You simply can’t assume that you won’t end up in the situation that 68% of retirees in the Merrill Lynch survey found themselves pushed into.
In fact, they retired at 55 and 48 respectively. Which was good, because my uncle passed away at 75 and my aunt at 83, both well before they expected.
Had they worked until their late 60s, or into their 70s, their retirements would have been tragically short.
But they never had to depend on planning to work past their retirement ages because they were prepared.
They enjoyed their pre-retirement years, but were very frugal in their non-priority areas, keeping their burn rate and debt levels low.
Their consistent investment returns, along with their focus on grabbing all the free money they could, also helped them reach their retirement day fully funded, with the equivalent of $1.1MM of assets in today’s dollars. An impressive sum by any standard.
But we added this eighth disaster driver because far too many people today are sidestepping their responsibility to plan their secure retirement by thinking they can work forever.
As the real life data show, there’s over a two thirds chance they won’t.
But what is guaranteed is that, in using the ‘work longer’ line of thinking as an excuse for delaying preparation, they will squander the precious time they have ahead of retirement to build a brighter financial future.
No matter how bad your current position, it’s certain that it will be better if you begin taking steps immediately to begin saving.
Time can either be your enemy or your friend. It’s your enemy when you start too late, and the awesome power of compound interest is reduced to a mere whimper.
It’s your enemy when you have too few years left of your career to save at least some level of funds you can depend on in retirement.
Or when you realize you’ve flushed tens or even hundreds of thousands of dollars down the drain in employer matching funds because you didn’t enroll in your company’s 401k.
And those few extra dollars that hit your paycheck because you’re not saving for retirement are typically flushed down the drain on things you’ll barely remember. Spending them robs you of the peace of mind that comes from knowing you are preparing for a secure retirement.
Even if you’ve built a solid retirement plan, if it assumes working until 65, 67, or later, you’re still at grave risk.
If the ‘real’ retirement age is 62, then your plan assumes working an extra 3, 5, or more years than you’re likely to work.
And those final years can be powerful in boosting your savings because your income may be at its highest, and compound interest is working its magic on the largest retirement savings balance of your life. Having those final few years ripped away can tragically reduce your final asset balance.
So what can you do today to reduce your risk?
If your target retirement date is 20 or more years beyond your current age, cut it by five years and reformulate your retirement plan.
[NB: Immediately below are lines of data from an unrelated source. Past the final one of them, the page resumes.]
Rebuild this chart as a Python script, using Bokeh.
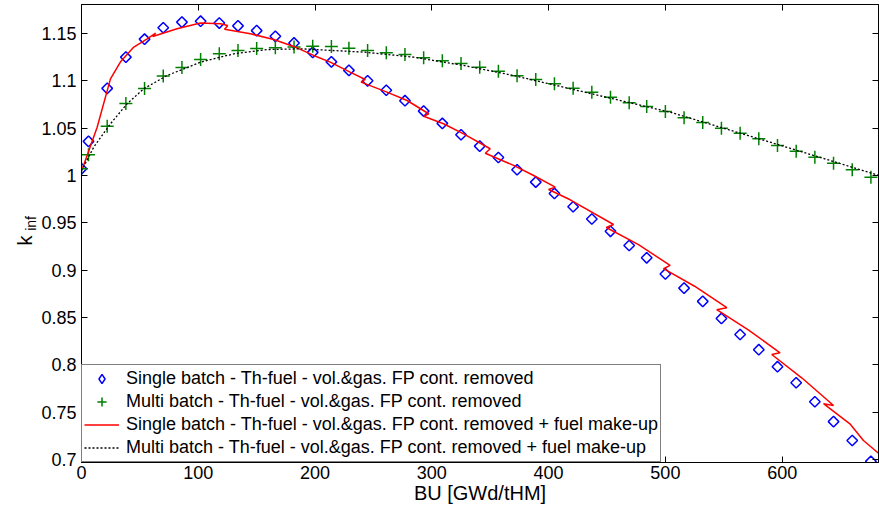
import math
from bokeh.plotting import figure
from bokeh.layouts import row
from bokeh.models import (Range1d, FixedTicker, CustomJSTickFormatter, LinearAxis,
                          Legend, LegendItem, Label, CustomLabelingPolicy)
from bokeh.embed import file_html
from bokeh.resources import INLINE

# Burnup points of the depletion steps [GWd/tHM]
bu_steps = [0, 6, 22, 38, 54, 70, 86, 102, 118, 134, 150, 166, 182, 198, 214,
            229, 245, 261, 277, 293, 309, 325, 341, 357, 373, 389, 405, 421,
            437, 453, 469, 484, 500, 516, 532, 548, 564, 580, 596, 612, 628,
            644, 660, 676]

# Single batch - vol. & gas. FP continuously removed
k_single = [1.007, 1.036, 1.092, 1.125, 1.144, 1.156, 1.162, 1.163, 1.161, 1.158,
            1.153, 1.147, 1.140, 1.130, 1.120, 1.111, 1.100, 1.090, 1.079, 1.068,
            1.055, 1.043, 1.031, 1.019, 1.006, 0.993, 0.981, 0.967, 0.954, 0.941,
            0.926, 0.913, 0.896, 0.881, 0.867, 0.849, 0.832, 0.816, 0.798, 0.781,
            0.761, 0.740, 0.720, 0.698]

# Multi batch - vol. & gas. FP continuously removed
k_multi = [1.007, 1.022, 1.052, 1.076, 1.092, 1.105, 1.114, 1.1225, 1.1285, 1.132,
           1.134, 1.135, 1.1356, 1.1366, 1.1363, 1.1345, 1.132, 1.1296, 1.1278, 1.1243,
           1.1211, 1.1183, 1.1144, 1.1102, 1.1053, 1.1014, 1.0969, 1.0922, 1.088, 1.0827,
           1.0768, 1.0729, 1.0676, 1.061, 1.056, 1.050, 1.0447, 1.0388, 1.0317, 1.0257,
           1.0193, 1.013, 1.006, 0.998]

# Single batch with fuel make-up (each make-up step moves back in burnup)
bu_single_mu = [1, 13.4, 24.8, 33.4, 44.8, 56.2, 63.5, 61, 81.8, 101.8, 119, 125.2,
                122.5, 144.6, 164.6, 181.7, 198.8, 213, 230, 243, 239.4, 261.6,
                278.8, 297.3, 293, 310, 327.2, 350, 345.8, 370, 387.2, 405.7, 400,
                418.5, 455.6, 449.4, 477, 504, 498.4, 525, 552.6, 544, 571, 598.2,
                591.1, 617, 644, 635.4, 658, 669.6, 683]
k_single_mu = [1.008, 1.051, 1.102, 1.120, 1.1356, 1.1444, 1.1503, 1.1468, 1.155, 1.161,
               1.1602, 1.1585, 1.1545, 1.1497, 1.1437, 1.1363, 1.1268, 1.1197, 1.1092,
               1.1014, 1.0986, 1.088, 1.0792, 1.0652, 1.0625, 1.0546, 1.044, 1.0282,
               1.0235, 1.0106, 1.0, 0.9877, 0.9852, 0.9743, 0.9482, 0.9450, 0.927,
               0.905, 0.9015, 0.883, 0.8603, 0.8582, 0.837, 0.8127, 0.8109, 0.786,
               0.757, 0.7589, 0.7377, 0.720, 0.706]

# Multi batch with fuel make-up
bu_multi_mu = [0, 10.5, 24.8, 39, 53.3, 73.3, 101.9, 130.4, 159, 187.5, 241.6,
               284.4, 327.2, 370, 418.5, 504, 589.6, 683]
k_multi_mu = [1.005, 1.03, 1.0546, 1.0757, 1.0916, 1.1056, 1.1197, 1.1285, 1.133,
              1.1338, 1.1303, 1.125, 1.1162, 1.1056, 1.0916, 1.0669, 1.0352, 1.0]

x_ticks = [0, 100, 200, 300, 400, 500, 600]
y_ticks = [0.7, 0.75, 0.8, 0.85, 0.9, 0.95, 1.0, 1.05, 1.1, 1.15]

labels = [
    "Single batch - Th-fuel - vol.&gas. FP cont. removed",
    "Multi batch - Th-fuel - vol.&gas. FP cont. removed",
    "Single batch - Th-fuel - vol.&gas. FP cont. removed + fuel make-up",
    "Multi batch - Th-fuel - vol.&gas. FP cont. removed + fuel make-up",
]

FONT = "Liberation Sans"
X_MIN, X_MAX = 0, 682.5
Y_MIN, Y_MAX = 0.6968, 1.1806
TOP, BOTTOM = 4, 46          # borders above / below the axes box
LABEL_W = 38                 # strip that carries the y label
AXIS_W = 43                  # room for the y tick labels

y_range = Range1d(Y_MIN, Y_MAX)

# Narrow strip holding the y label "k_inf"; shares the y range of the axes
ylab = figure(width=LABEL_W, height=508, output_backend="svg", toolbar_location=None,
              x_range=Range1d(0, LABEL_W), y_range=y_range,
              x_axis_location=None, y_axis_location=None, min_border_left=0,
              min_border_right=0, min_border_top=TOP, min_border_bottom=BOTTOM,
              background_fill_color="white", border_fill_color="white")
ylab.grid.visible = False
ylab.outline_line_color = None
ylab.add_layout(Label(x=24, y=0.9313, text="k", angle=math.pi / 2, text_font=FONT,
                      text_font_size="20px", text_align="center",
                      text_baseline="alphabetic", text_color="black"))
ylab.add_layout(Label(x=30, y=0.9493, text="inf", angle=math.pi / 2, text_font=FONT,
                      text_font_size="14px", text_align="center",
                      text_baseline="alphabetic", text_color="black"))

p = figure(width=879 - LABEL_W, height=508, output_backend="svg", toolbar_location=None,
           x_range=Range1d(X_MIN, X_MAX), y_range=y_range,
           min_border_left=AXIS_W, min_border_right=1, min_border_top=TOP,
           min_border_bottom=BOTTOM, background_fill_color="white",
           border_fill_color="white")
p.grid.visible = False
p.outline_line_color = "black"
p.outline_line_width = 1

fmt = CustomJSTickFormatter(code="return String(parseFloat(tick.toFixed(2)));")

for ax, ticks in ((p.xaxis[0], x_ticks), (p.yaxis[0], y_ticks)):
    ax.ticker = FixedTicker(ticks=ticks)
    ax.formatter = fmt
    ax.major_tick_in = 6
    ax.major_tick_out = 0
    ax.minor_tick_line_color = None
    ax.axis_line_color = "black"
    ax.major_tick_line_color = "black"
    ax.major_label_text_font = FONT
    ax.major_label_text_font_size = "18px"
    ax.major_label_text_color = "black"

p.xaxis[0].major_label_standoff = 3
p.yaxis[0].major_label_standoff = 5
p.xaxis[0].axis_label = "BU [GWd/tHM]"
p.xaxis[0].axis_label_text_font = FONT
p.xaxis[0].axis_label_text_font_size = "20px"
p.xaxis[0].axis_label_text_font_style = "normal"
p.xaxis[0].axis_label_text_color = "black"
p.xaxis[0].axis_label_standoff = 0

# Mirror ticks on the top and right edges of the box, without labels
no_labels = CustomLabelingPolicy(code="for (const i of indices) indices.unset(i)")
for loc, ticks in (("right", y_ticks), ("above", x_ticks)):
    ax = LinearAxis(ticker=FixedTicker(ticks=ticks), major_tick_in=6, major_tick_out=0,
                    minor_tick_line_color=None, major_label_text_font_size="0px",
                    major_label_policy=no_labels, major_label_standoff=0,
                    axis_line_color="black", major_tick_line_color="black")
    p.add_layout(ax, loc)

r1 = p.scatter(bu_steps, k_single, marker="square", angle=math.pi / 4, size=7.5,
               fill_color=None, line_color="#0000ff", line_width=1.5)
r2 = p.scatter(bu_steps, k_multi, marker="cross", size=13,
               line_color="#008000", line_width=1.5)
r3 = p.line(bu_single_mu, k_single_mu, line_color="#ff0000", line_width=1.5)
r4 = p.line(bu_multi_mu, k_multi_mu, line_color="black", line_width=1.3,
            line_dash="2 2")

# legend symbol for the diamond series (the legend draws markers unrotated);
# its single point is NaN so nothing shows inside the axes
r1_key = p.scatter([float("nan")], [float("nan")], marker="diamond", fill_color=None,
                   line_color="#0000ff", line_width=1.5)

legend = Legend(items=[LegendItem(label=lab, renderers=[r]) for lab, r in
                       zip(labels, [r1_key, r2, r3, r4])],
                location="bottom_left", margin=0, padding=2, spacing=0,
                glyph_width=35, glyph_height=23, label_height=23, label_standoff=7,
                label_text_font=FONT, label_text_font_size="18px",
                label_text_color="black", border_line_color="black",
                border_line_width=1, background_fill_color="white",
                background_fill_alpha=1)
p.add_layout(legend, "center")

layout = row(ylab, p, spacing=0)
open("out.html", "w").write(file_html(layout, INLINE))
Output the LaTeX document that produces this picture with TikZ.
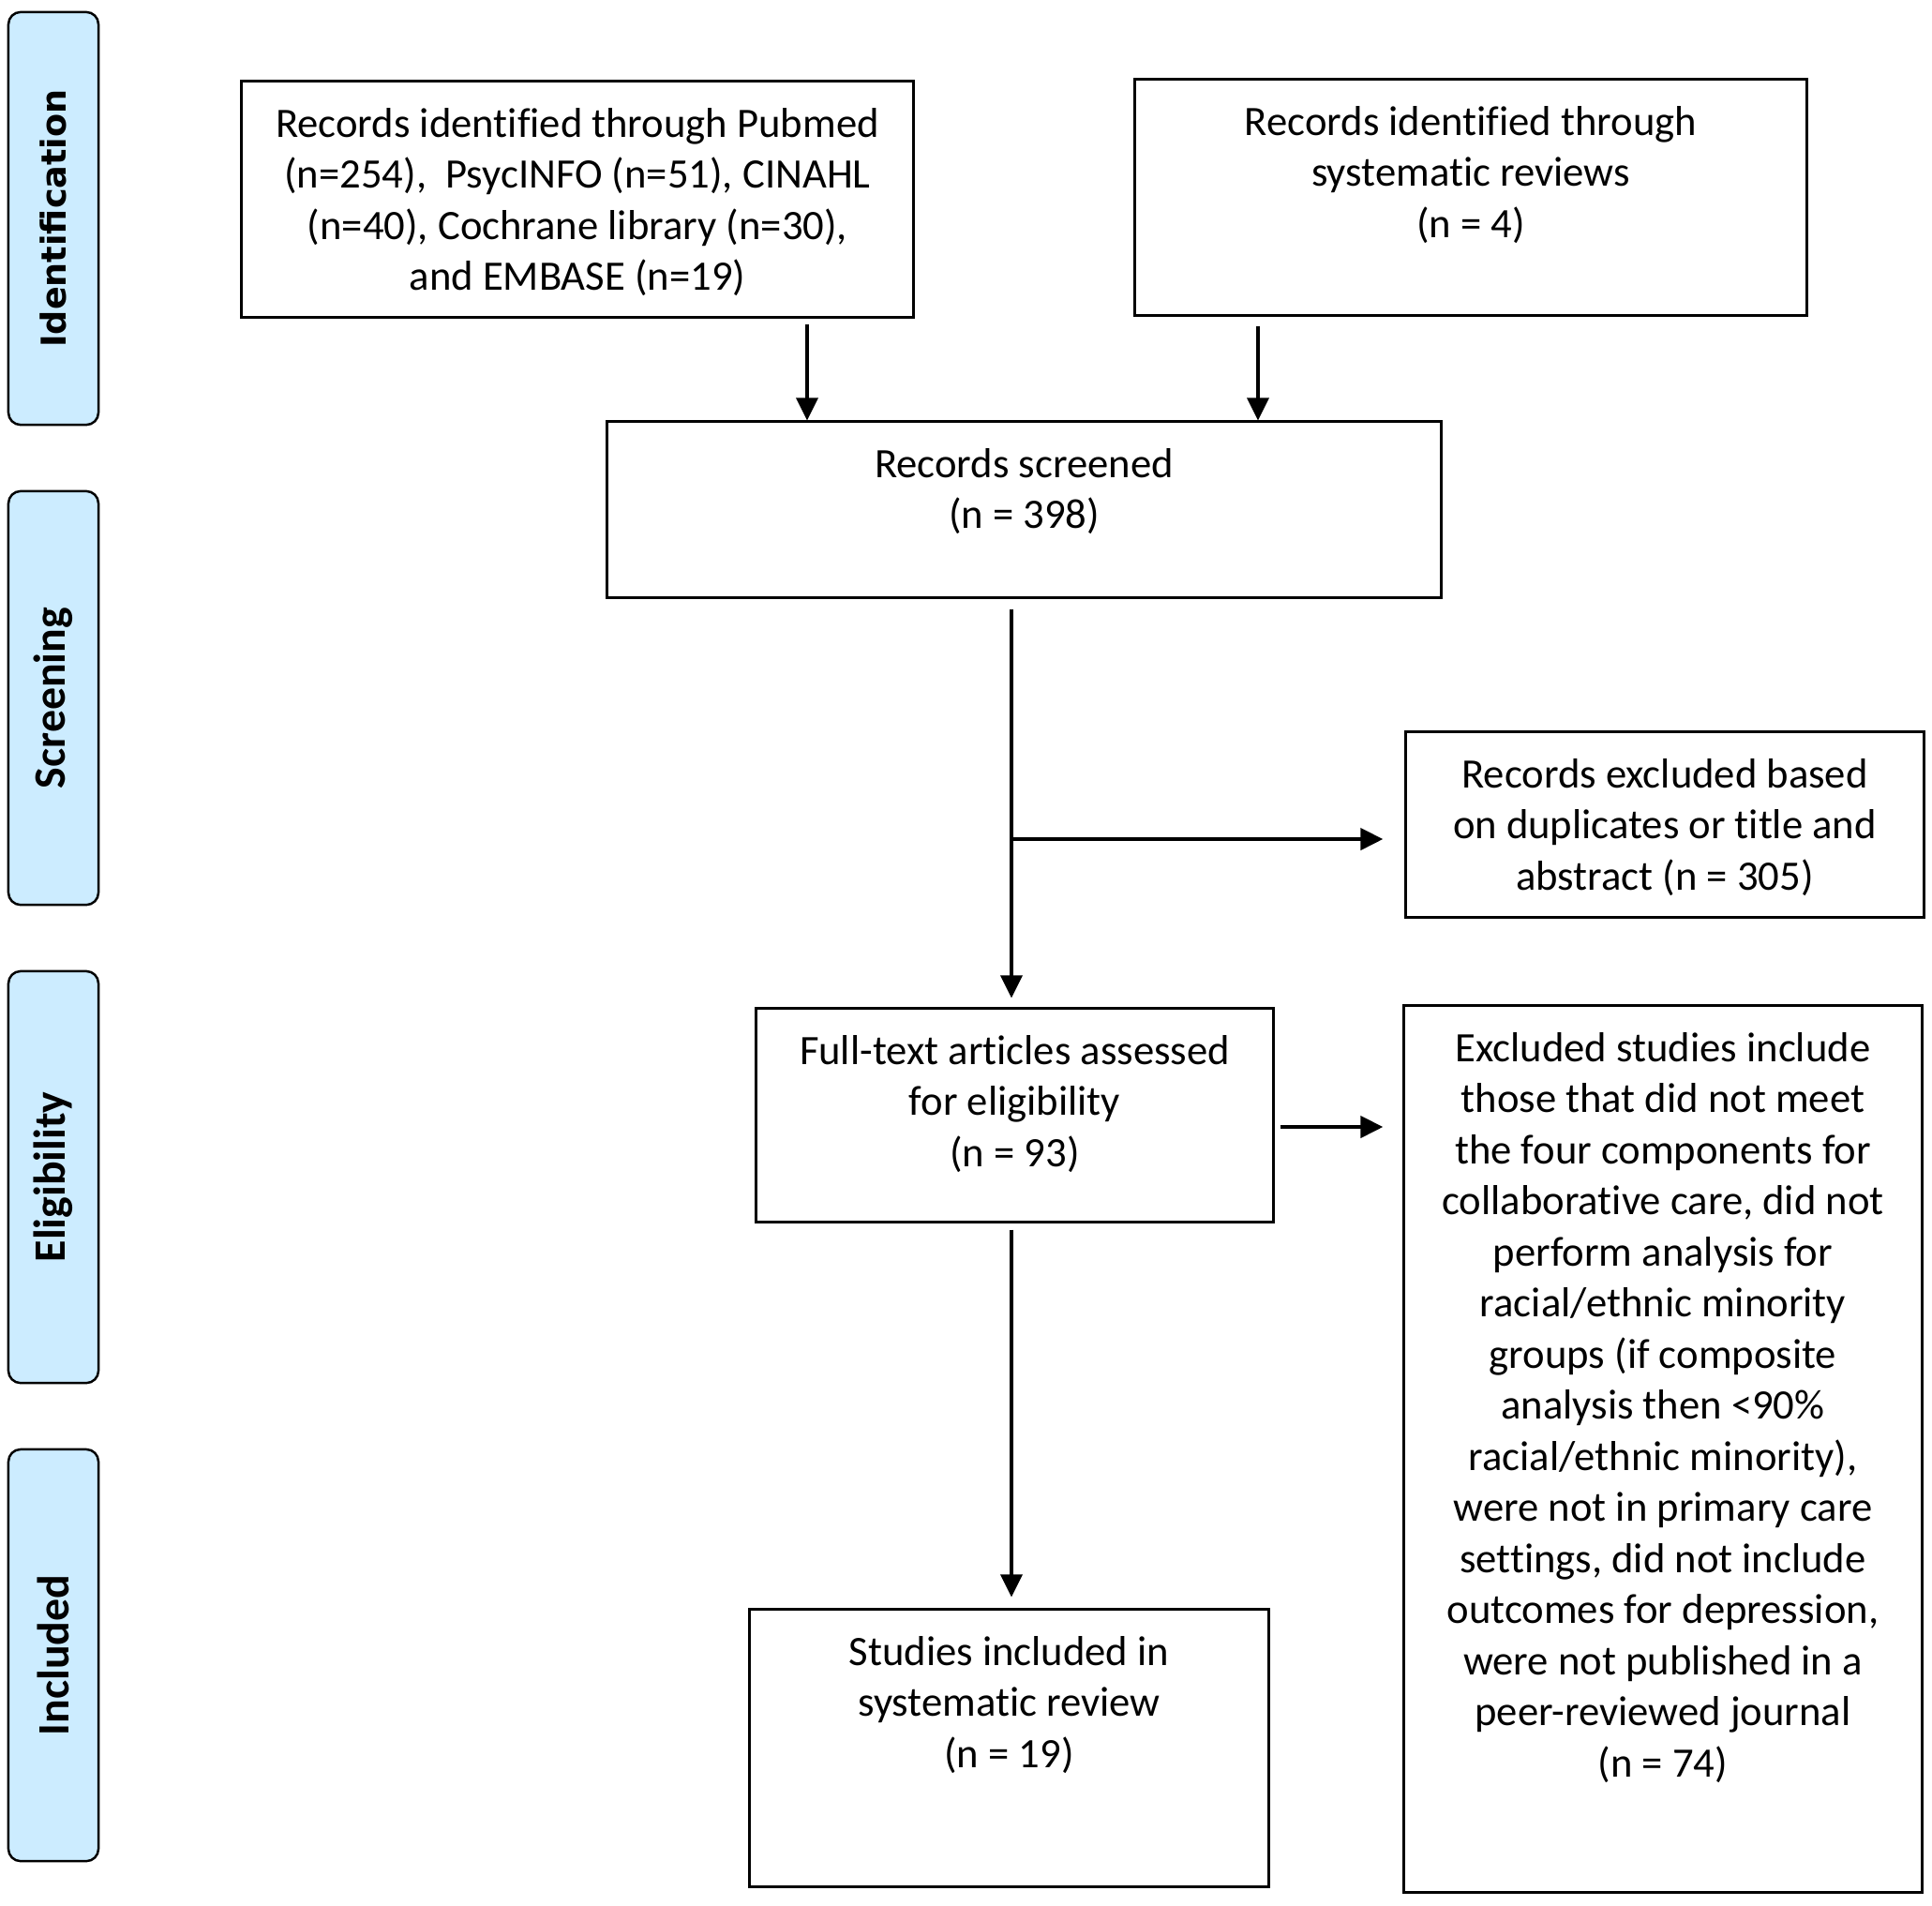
\documentclass[tikz,border=0pt]{standalone}
\usepackage{fontspec}
\setmainfont{Carlito}[Ligatures=NoCommon]
\newfontfamily\idfont{DejaVu Sans}
\usetikzlibrary{arrows.meta}
\definecolor{sidefill}{RGB}{204,236,255}
\begin{document}
\begin{tikzpicture}[x=0.01cm, y=-0.01cm,
  box/.style={draw, line width=0.85pt, inner sep=0pt},
  txt/.style={anchor=north, inner sep=0pt, align=center,
    font=\fontsize{12.7}{15.5}\selectfont, execute at begin node=\strut},
  side/.style={draw, line width=0.7pt, fill=sidefill, rounded corners=0.13cm,
    minimum width=0.96cm, inner sep=0pt},
  sidetxt/.style={rotate=90, inner sep=0pt, font=\bfseries\fontsize{13.6}{16}\selectfont},
  arr/.style={-{Triangle[length=0.24cm,width=0.23cm]}, line width=1pt}]

\useasboundingbox (0,0) rectangle (2061,2032);

% side phase labels
\node[side, minimum height=4.40cm] (s1) at (57,233) {};
\node[sidetxt, font=\idfont\bfseries\fontsize{10.4}{12}\selectfont] (l1) at (s1.center) {Identification};
\node[side, minimum height=4.41cm] (s2) at (57,744.5) {};
\node[sidetxt] (l2) at (s2.center) {Screening};
\node[side, minimum height=4.39cm] (s3) at (57,1255.5) {};
\node[sidetxt] (l3) at (s3.center) {Eligibility};
\node[side, minimum height=4.39cm] (s4) at (57,1765.5) {};
\node[sidetxt] (l4) at (s4.center) {Included};

% boxes
\node[box, minimum width=7.16cm, minimum height=2.51cm] (b1) at (616,212.5) {};
\node[box, minimum width=7.16cm, minimum height=2.51cm] (b2) at (1569,210.5) {};
\node[box, minimum width=8.89cm, minimum height=1.87cm] (b3) at (1092.5,543.5) {};
\node[box, minimum width=5.52cm, minimum height=1.97cm] (b4) at (1776,879.5) {};
\node[box, minimum width=5.51cm, minimum height=2.27cm] (b5) at (1082.5,1189.5) {};
\node[box, minimum width=5.52cm, minimum height=9.45cm] (b6) at (1774,1545.5) {};
\node[box, minimum width=5.53cm, minimum height=2.95cm] (b7) at (1076.5,1864.5) {};

% texts
\node[txt] (t1) at ([yshift=-0.29cm]b1.north) {Records identified through Pubmed\\(n=254),\ \ PsycINFO (n=51), CINAHL\\(n=40), Cochrane library (n=30),\\and EMBASE (n=19)};
\node[txt] (t2) at ([yshift=-0.29cm]b2.north) {Records identified through\\systematic reviews\\(n = 4)};
\node[txt] (t3) at ([yshift=-0.29cm]b3.north) {Records screened\\(n = 398)};
\node[txt] (t4) at ([yshift=-0.29cm]b4.north) {Records excluded based\\on duplicates or title and\\abstract (n = 305)};
\node[txt] (t5) at ([yshift=-0.29cm]b5.north) {Full-text articles assessed\\for eligibility\\(n = 93)};
\node[txt] (t6) at ([yshift=-0.29cm]b6.north) {Excluded studies include\\those that did not meet\\the four components for\\collaborative care, did not\\perform analysis for\\racial/ethnic minority\\groups (if composite\\analysis then <90\%\\racial/ethnic minority),\\were not in primary care\\settings, did not include\\outcomes for depression,\\were not published in a\\peer-reviewed journal\\(n = 74)};
\node[txt] (t7) at ([yshift=-0.29cm]b7.north) {Studies included in\\systematic review\\(n = 19)};

% connectors
\coordinate (xL) at (861,0);
\coordinate (xR) at (1342,0);
\coordinate (xM) at (1079,0);
\coordinate (yB) at (0,895);
\coordinate (yE) at (0,1202);
\draw[arr] ([yshift=-0.06cm]b1.south -| xL) -- (b3.north -| xL);
\draw[arr] ([yshift=-0.10cm]b2.south -| xR) -- (b3.north -| xR);
\draw[arr] ([yshift=-0.11cm]b3.south -| xM) -- ([yshift=0.10cm]b5.north -| xM);
\coordinate (br) at (xM |- yB);
\draw[arr, line width=1.2pt] (br) -- ([xshift=-0.23cm]b4.west |- yB);
\draw[arr, line width=1.2pt] ([xshift=0.06cm]b5.east |- yE) -- ([xshift=-0.21cm]b6.west |- yE);
\draw[arr] ([yshift=-0.07cm]b5.south -| xM) -- ([yshift=0.12cm]b7.north -| xM);
\end{tikzpicture}
\end{document}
Then implement that new plan immediately.
A lot can happen in 20 or more years that may either cause you to desire an earlier retirement age, or force you to leave your career ahead of when you expected.
If your current target age is 67 or older, cut it by five years even if you’re 47 or older.
The objective of reducing your target date by five years is to prepare you for the 68% reality of being forced to retire ahead of when you expect.
The other benefit is that you can identify any shortfalls in your current plan when you give it the age 62 pressure test.
Or, you may be pleasantly surprised that you’re well-prepared should early retirement either become attractive or forced.
If you build your plan around the necessity as well as the belief that you can work until 67, and you’re instead forced to retire 5 years earlier at 62, your retirement may be a financial disaster.
At a minimum, your anticipated standard of living in retirement will have to be substantially lowered.
Conversely, if you are well prepared to retire at 62 even though you desire to work to 67, if you are able to work those additional five years, you will be in an even stronger financial position.
The better funded you are, the more flexibility you have to weather the curveballs life may throw later.
So what should you do if you currently are counting on working until 70 or beyond and you have no current retirement plan?
Sometimes we believe a situation is so bad that it simply cannot be salvaged.
But positive action will help you even if you have just a few years to retirement.
The reason most feel unable to save for retirement is that they are living paycheck-to-paycheck with nothing left over for retirement savings. That cycle must be broken immediately, even if it involves extreme sacrifice.
Because whether you do it now or in retirement, you will eventually be forced to balance income and spending. No if, ands or buts.
The sooner you do it ahead of retirement, the more free money you can grab from your employer from matching funds, as well as in tax benefits from the government.
And most of all, you’ll gain peace of mind in two ways.
First, you’ll know that you can balance your spending and income yet still survive.
Second, you’ll start to see your retirement savings begin to grow, partially fueled by a combination of free money from your employer and the power of pre-tax contributions.
Whether you already feel prepared but have a plan built around retiring at 65, 67, or later, or you haven’t started saving, commit to your secure retirement by accepting the likelihood that you can work forever.
Chances are you won’t be able to. In fact, statistics say 62 is the magic number. Don’t live your retirement years in deep regret. Take action today!